「立体的に広がる物語」来る 耶馬英彦さんの映画レビュー(感想・評価)
立体的に広がる物語
青木崇高の演じる民俗学者にこの作品のヒントがある。民俗学というのは有名な柳田国男や折口信夫が研究したことで知られている、各地に伝わる物語や風習にまつわる考証である。
予告編が表現していたとおり、出身地の言い伝えが大人になってもずっとついて回り、いつしかエネルギーを蓄えて強大な邪悪さになっている。そこに人間関係の歪みが加わって、物語は立体的に広がっていく。

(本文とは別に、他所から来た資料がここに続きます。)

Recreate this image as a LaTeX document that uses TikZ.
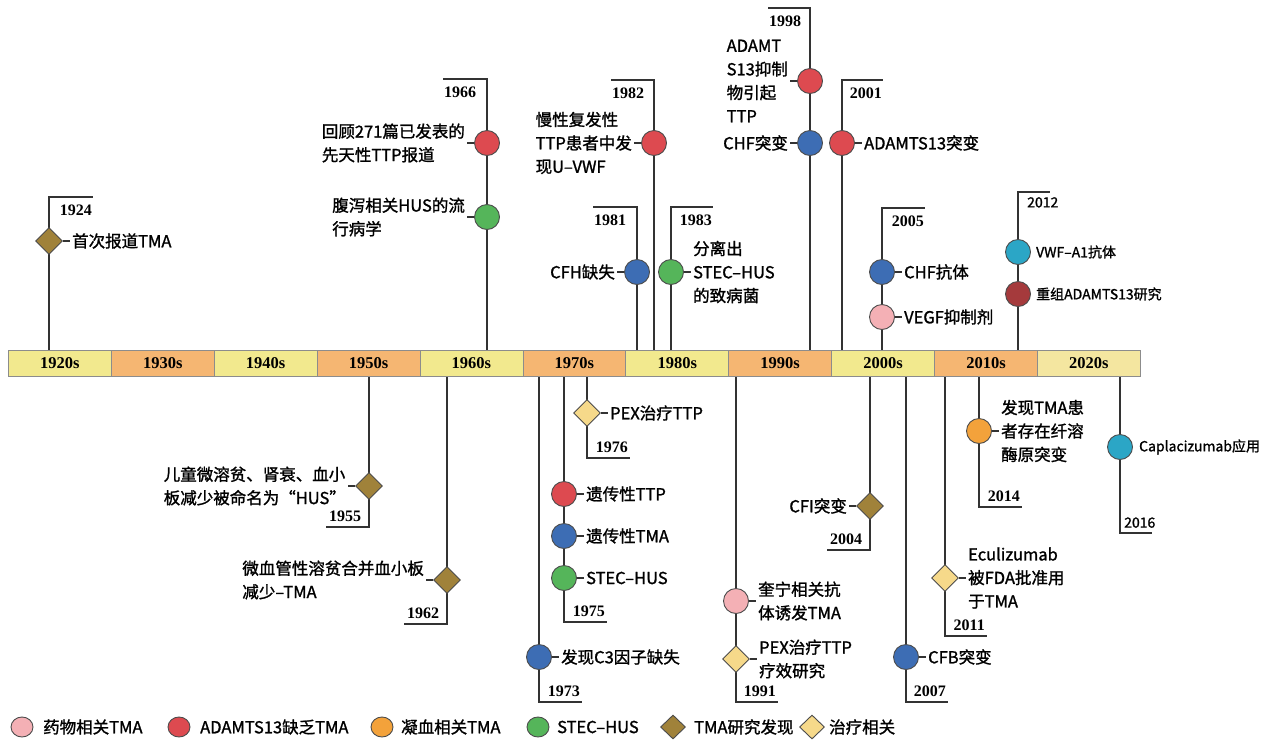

岡田准一に依頼する様子といい、松たか子の登場のタイミングといい、十分に考えられた構成で、自然で無理がない。だから怖さもストレートに伝わってくるし、スクリーンから目が離せなくなる。
どこか「リング」に通じるような日本的な、因習というか、多くの日本人の心に共通するような郷愁みたいなものと一緒になって存在する恐怖がある。思い出と恐怖が一体で切り離せないのだ。柴田理恵らの怪演もあって、現実離れしているのに本当にありそうという、絶妙なホラー映画になっている。
数日前に海外のホラー「ヘレディタリー 継承」を観てがっかりしたので、この作品によってホラー映画の評価が少し持ち直した感じである。海外の人に理解されるかは別にして、なかなかに面白い作品であった。